§ Recorded information

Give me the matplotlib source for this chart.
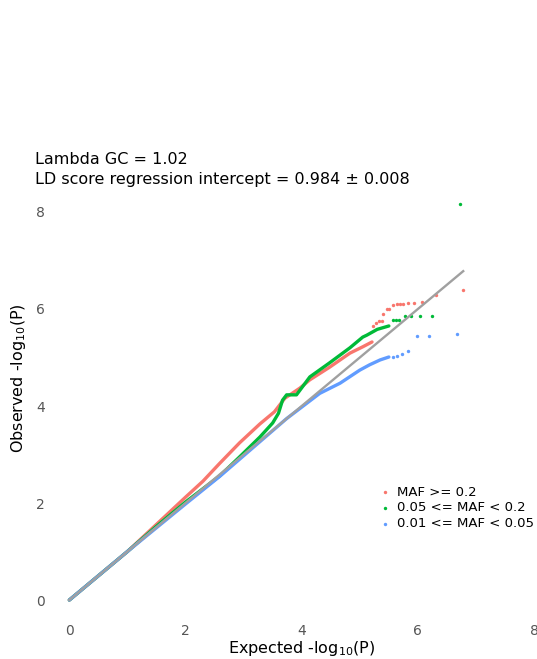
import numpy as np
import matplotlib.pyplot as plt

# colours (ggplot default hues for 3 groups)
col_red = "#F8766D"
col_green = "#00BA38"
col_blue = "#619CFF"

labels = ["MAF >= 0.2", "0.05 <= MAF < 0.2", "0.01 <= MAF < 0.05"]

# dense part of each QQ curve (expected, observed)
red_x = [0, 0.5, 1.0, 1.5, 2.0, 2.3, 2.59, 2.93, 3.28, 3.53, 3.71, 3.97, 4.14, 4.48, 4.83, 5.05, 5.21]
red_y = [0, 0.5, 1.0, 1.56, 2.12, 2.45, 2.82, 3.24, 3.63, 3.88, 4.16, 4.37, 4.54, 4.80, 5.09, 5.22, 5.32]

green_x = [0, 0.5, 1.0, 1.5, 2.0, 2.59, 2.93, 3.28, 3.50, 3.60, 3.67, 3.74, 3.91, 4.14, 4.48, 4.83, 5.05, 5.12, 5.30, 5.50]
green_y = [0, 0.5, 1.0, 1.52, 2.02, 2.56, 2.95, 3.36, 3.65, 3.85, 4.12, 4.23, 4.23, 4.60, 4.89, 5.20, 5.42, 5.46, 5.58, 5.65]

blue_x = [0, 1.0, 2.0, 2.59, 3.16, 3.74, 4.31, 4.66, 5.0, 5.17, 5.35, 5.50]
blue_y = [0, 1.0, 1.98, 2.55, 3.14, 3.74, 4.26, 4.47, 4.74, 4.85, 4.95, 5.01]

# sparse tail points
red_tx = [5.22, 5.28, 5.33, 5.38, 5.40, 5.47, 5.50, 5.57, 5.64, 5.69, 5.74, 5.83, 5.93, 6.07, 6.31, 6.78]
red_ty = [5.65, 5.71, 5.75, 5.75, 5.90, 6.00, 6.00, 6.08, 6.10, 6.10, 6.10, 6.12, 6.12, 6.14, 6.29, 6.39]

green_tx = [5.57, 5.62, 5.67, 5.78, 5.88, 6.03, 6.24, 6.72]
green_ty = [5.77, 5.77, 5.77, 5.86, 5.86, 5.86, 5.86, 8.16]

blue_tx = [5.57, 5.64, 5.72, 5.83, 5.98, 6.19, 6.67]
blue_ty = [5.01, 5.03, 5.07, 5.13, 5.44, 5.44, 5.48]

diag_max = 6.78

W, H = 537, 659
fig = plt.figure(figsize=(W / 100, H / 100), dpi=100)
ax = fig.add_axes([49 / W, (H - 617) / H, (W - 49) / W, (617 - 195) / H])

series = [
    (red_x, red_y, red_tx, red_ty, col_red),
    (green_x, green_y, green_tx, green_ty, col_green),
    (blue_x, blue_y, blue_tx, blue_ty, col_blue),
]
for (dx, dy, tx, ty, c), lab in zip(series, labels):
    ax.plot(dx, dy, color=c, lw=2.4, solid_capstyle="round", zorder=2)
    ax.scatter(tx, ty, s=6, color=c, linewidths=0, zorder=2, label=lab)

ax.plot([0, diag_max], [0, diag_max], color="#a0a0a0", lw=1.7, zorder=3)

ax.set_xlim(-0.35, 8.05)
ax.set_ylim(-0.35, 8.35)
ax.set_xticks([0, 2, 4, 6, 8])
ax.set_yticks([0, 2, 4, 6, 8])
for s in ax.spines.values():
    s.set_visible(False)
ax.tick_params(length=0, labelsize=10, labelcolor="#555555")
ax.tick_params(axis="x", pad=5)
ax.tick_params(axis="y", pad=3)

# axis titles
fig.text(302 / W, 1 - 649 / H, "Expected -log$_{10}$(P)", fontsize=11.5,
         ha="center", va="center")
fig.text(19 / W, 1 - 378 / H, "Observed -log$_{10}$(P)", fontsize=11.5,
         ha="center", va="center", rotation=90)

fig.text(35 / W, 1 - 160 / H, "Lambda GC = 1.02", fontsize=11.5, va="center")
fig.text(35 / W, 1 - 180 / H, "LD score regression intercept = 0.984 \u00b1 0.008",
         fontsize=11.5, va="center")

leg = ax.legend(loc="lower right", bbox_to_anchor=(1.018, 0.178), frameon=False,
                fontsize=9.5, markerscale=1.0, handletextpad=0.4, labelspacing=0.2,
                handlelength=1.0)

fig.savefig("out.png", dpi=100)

§ Task description
Gather from the data above every line with the string "matplotlib".

§ Reply to the exercise
Give me the matplotlib source for this chart.
import matplotlib.pyplot as plt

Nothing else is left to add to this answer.